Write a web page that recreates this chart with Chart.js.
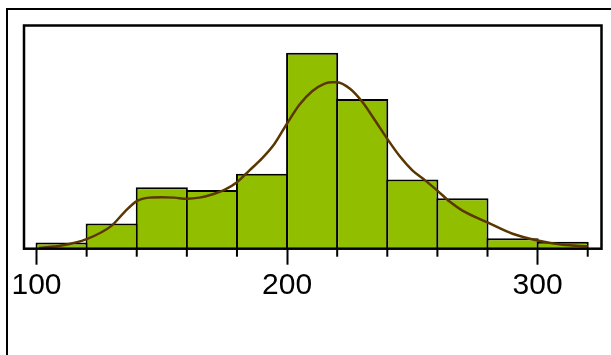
<!DOCTYPE html>
<html>
<head>
<meta charset="utf-8">
<script src="https://cdn.jsdelivr.net/npm/chart.js@4/dist/chart.umd.min.js"></script>
<style>
  html, body { margin: 0; padding: 0; background: #fff; overflow: hidden; }
  body { width: 611px; height: 355px; position: relative; }
  #frame { position: absolute; left: 6px; top: 8px; width: 700px; height: 400px; border: 2px solid #000; }
  #c { position: absolute; left: 0; top: 0; }
</style>
</head>
<body>
<div id="frame"></div>
<canvas id="c" width="611" height="355"></canvas>
<script>
// Histogram bins (centres, width 20) and their heights (% of observations)
const binCenters = [110, 130, 150, 170, 190, 210, 230, 250, 270, 290, 310];
const binHeights = [0.9, 3.6, 8.8, 8.4, 10.7, 28.0, 21.4, 9.9, 7.2, 1.5, 1.0];

// Smoothed density curve, same vertical units
const curveX = [101, 110, 120, 130, 135, 140, 145, 150, 155, 160, 165, 170, 175, 180, 185, 190, 195, 200, 205, 210, 215, 218, 220, 225, 230, 235, 240, 245, 250, 255, 260, 265, 270, 280, 290, 300, 310, 320];
const curveY = [0.1, 0.45, 1.37, 3.3, 5.2, 6.8, 7.3, 7.36, 7.3, 7.14, 7.3, 7.75, 8.4, 9.5, 11.2, 12.9, 15.0, 17.9, 20.6, 22.5, 23.6, 23.8, 23.8, 22.9, 21.0, 18.4, 15.7, 13.2, 11.2, 9.8, 8.3, 6.7, 5.45, 3.76, 2.14, 1.18, 0.56, 0.34];

// Axis ticks
const majorTicks = [100, 200, 300];
const tickLabels = ['100', '200', '300'];
const minorTicks = [120, 140, 160, 180, 220, 240, 260, 280, 320];

const barData = binCenters.map((x, i) => ({ x: x, y: binHeights[i] }));
const curveData = curveX.map((x, i) => ({ x: x, y: curveY[i] }));

// Frame around the plotting area
const boxPlugin = {
  id: 'plotBox',
  afterDatasetsDraw(chart) {
    const a = chart.chartArea, ctx = chart.ctx;
    ctx.save();
    ctx.strokeStyle = '#000';
    ctx.lineWidth = 2.5;
    ctx.strokeRect(a.left, a.top, a.right - a.left, a.bottom - a.top);
    ctx.restore();
  }
};

// Short tick marks between the labelled ones
const minorTickPlugin = {
  id: 'minorTicks',
  afterDraw(chart) {
    const s = chart.scales.x, ctx = chart.ctx;
    ctx.save();
    ctx.strokeStyle = '#000';
    ctx.lineWidth = 2;
    minorTicks.forEach(v => {
      const px = s.getPixelForValue(v);
      ctx.beginPath();
      ctx.moveTo(px, s.top);
      ctx.lineTo(px, s.top + 8);
      ctx.stroke();
    });
    ctx.restore();
  }
};

new Chart(document.getElementById('c'), {
  data: {
    datasets: [
      {
        type: 'line',
        data: curveData,
        borderColor: '#5a3700',
        borderWidth: 2.5,
        pointRadius: 0,
        cubicInterpolationMode: 'monotone',
        fill: false,
        order: 0
      },
      {
        type: 'bar',
        data: barData,
        backgroundColor: '#92be00',
        borderColor: '#000',
        borderWidth: 2,
        categoryPercentage: 1,
        barPercentage: 1.04,
        order: 1
      }
    ]
  },
  options: {
    responsive: false,
    animation: false,
    layout: { padding: { left: 24, top: 25.5, right: 9.5, bottom: 48.3 } },
    plugins: { legend: { display: false }, tooltip: { enabled: false } },
    scales: {
      x: {
        type: 'linear',
        offset: false,
        min: 95,
        max: 325.5,
        afterBuildTicks: s => { s.ticks = majorTicks.map(v => ({ value: v })); },
        ticks: {
          callback: (v, i) => tickLabels[i],
          font: { family: 'Liberation Sans', size: 30 },
          color: '#000',
          padding: 3,
          maxRotation: 0,
          autoSkip: false
        },
        grid: { offset: false, drawOnChartArea: false, tickLength: 16, tickWidth: 2, tickColor: '#000' },
        border: { display: false }
      },
      y: {
        display: false,
        min: 0,
        max: 31.9
      }
    }
  },
  plugins: [boxPlugin, minorTickPlugin]
});
</script>
</body>
</html>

───

_Instruction_
Write out, word for word, the lines from the start of the data through the one holding "7.2, 1.5, 1.0];". Omit pictures.

_Answer below_
Write a web page that recreates this chart with Chart.js.
<!DOCTYPE html>
<html>
<head>
<meta charset="utf-8">
<script src="https://cdn.jsdelivr.net/npm/chart.js@4/dist/chart.umd.min.js"></script>
<style>
  html, body { margin: 0; padding: 0; background: #fff; overflow: hidden; }
  body { width: 611px; height: 355px; position: relative; }
  #frame { position: absolute; left: 6px; top: 8px; width: 700px; height: 400px; border: 2px solid #000; }
  #c { position: absolute; left: 0; top: 0; }
</style>
</head>
<body>
<div id="frame"></div>
<canvas id="c" width="611" height="355"></canvas>
<script>
// Histogram bins (centres, width 20) and their heights (% of observations)
const binCenters = [110, 130, 150, 170, 190, 210, 230, 250, 270, 290, 310];
const binHeights = [0.9, 3.6, 8.8, 8.4, 10.7, 28.0, 21.4, 9.9, 7.2, 1.5, 1.0];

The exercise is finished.